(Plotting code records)
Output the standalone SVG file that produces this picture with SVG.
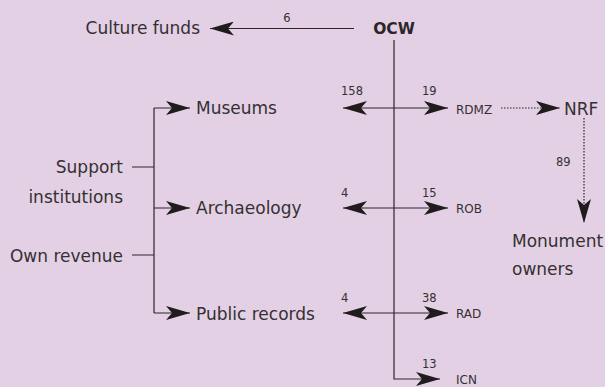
<svg xmlns="http://www.w3.org/2000/svg" width="605" height="387" viewBox="0 0 605 387">
  <style>
    .lbl { font-family: "DejaVu Sans", sans-serif; font-size: 17px; fill: #343032; }
    .num { font-family: "DejaVu Sans", sans-serif; font-size: 11.5px; fill: #343032; }
    .code { font-family: "DejaVu Sans", sans-serif; font-size: 12px; fill: #343032; }
    .ln { fill: none; stroke: #2b2729; stroke-width: 1.2; }
    .dot { fill: none; stroke: #2b2729; stroke-width: 1.2; stroke-dasharray: 1.5 1.5; }
  </style>
  <defs>
    <marker id="head" viewBox="0 0 24 14" refX="24" refY="7" markerWidth="24" markerHeight="14" markerUnits="userSpaceOnUse" orient="auto-start-reverse">
      <path d="M24,7 L0,0 L6,7 L0,14 Z" fill="#201c1e"/>
    </marker>
  </defs>
  <rect width="605" height="387" fill="#e3d0e4"/>

  <g id="connectors">
    <!-- OCW to culture funds -->
    <path class="ln" d="M354,28.5 H210" marker-end="url(#head)"/>
    <!-- OCW trunk down to ICN -->
    <path class="ln" d="M394,40 V379 H440" marker-end="url(#head)"/>
    <!-- two-way links crossing the trunk -->
    <path class="ln" d="M343,108 H448" marker-start="url(#head)" marker-end="url(#head)"/>
    <path class="ln" d="M343,208 H448" marker-start="url(#head)" marker-end="url(#head)"/>
    <path class="ln" d="M343,313 H448" marker-start="url(#head)" marker-end="url(#head)"/>
    <!-- RDMZ to NRF, NRF to monument owners -->
    <path class="dot" d="M501,108 H560" marker-end="url(#head)"/>
    <path class="dot" d="M584,118 V223" marker-end="url(#head)"/>
    <!-- funding sources bracket -->
    <path class="ln" d="M132,167 H154 M132,255 H154 M154,108 V313"/>
    <path class="ln" d="M154,108 H190" marker-end="url(#head)"/>
    <path class="ln" d="M154,208 H190" marker-end="url(#head)"/>
    <path class="ln" d="M154,313 H190" marker-end="url(#head)"/>
  </g>

  <g id="edge-labels">
    <text class="num" x="287" y="22" text-anchor="middle">6</text>
    <text class="num" x="341" y="95">158</text>
    <text class="num" x="422" y="95">19</text>
    <text class="num" x="341" y="197">4</text>
    <text class="num" x="422" y="197">15</text>
    <text class="num" x="341" y="302">4</text>
    <text class="num" x="422" y="302">38</text>
    <text class="num" x="422" y="368">13</text>
    <text class="num" x="556" y="166">89</text>
  </g>

  <g id="ocw"><text x="394" y="34" text-anchor="middle" font-family="DejaVu Sans, sans-serif" font-weight="bold" font-size="15.5" fill="#2b2729">OCW</text></g>
  <g id="culture-funds"><text class="lbl" x="200" y="34" text-anchor="end">Culture funds</text></g>
  <g id="support"><text class="lbl" x="123" y="173" text-anchor="end">Support</text><text class="lbl" x="123" y="203" text-anchor="end">institutions</text></g>
  <g id="own-revenue"><text class="lbl" x="123" y="262" text-anchor="end">Own revenue</text></g>
  <g id="museums"><text class="lbl" x="196" y="114">Museums</text></g>
  <g id="archaeology"><text class="lbl" x="196" y="214">Archaeology</text></g>
  <g id="public-records"><text class="lbl" x="196" y="320">Public records</text></g>
  <g id="rdmz"><text class="code" x="456" y="114">RDMZ</text></g>
  <g id="rob"><text class="code" x="456" y="213">ROB</text></g>
  <g id="rad"><text class="code" x="456" y="318">RAD</text></g>
  <g id="icn"><text class="code" x="456" y="384">ICN</text></g>
  <g id="nrf"><text class="lbl" x="564" y="115" font-size="18">NRF</text></g>
  <g id="monument-owners"><text class="lbl" x="512" y="247">Monument</text><text class="lbl" x="512" y="275">owners</text></g>
</svg>
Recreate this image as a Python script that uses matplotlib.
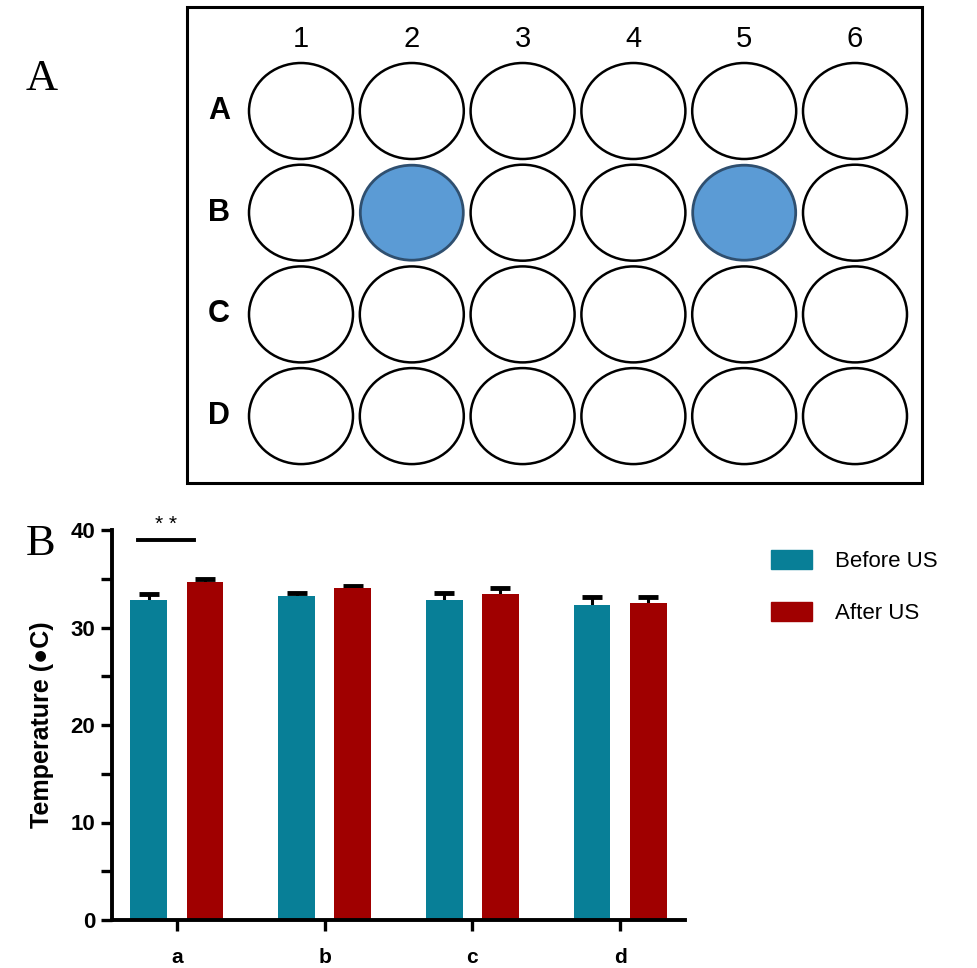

TASK TO CARRY OUT
Identify each line holding the string "this", and copy it out.

SOLUTION
Output the standalone SVG file that produces this picture with SVG.
Recreate this image as a Python script that uses matplotlib.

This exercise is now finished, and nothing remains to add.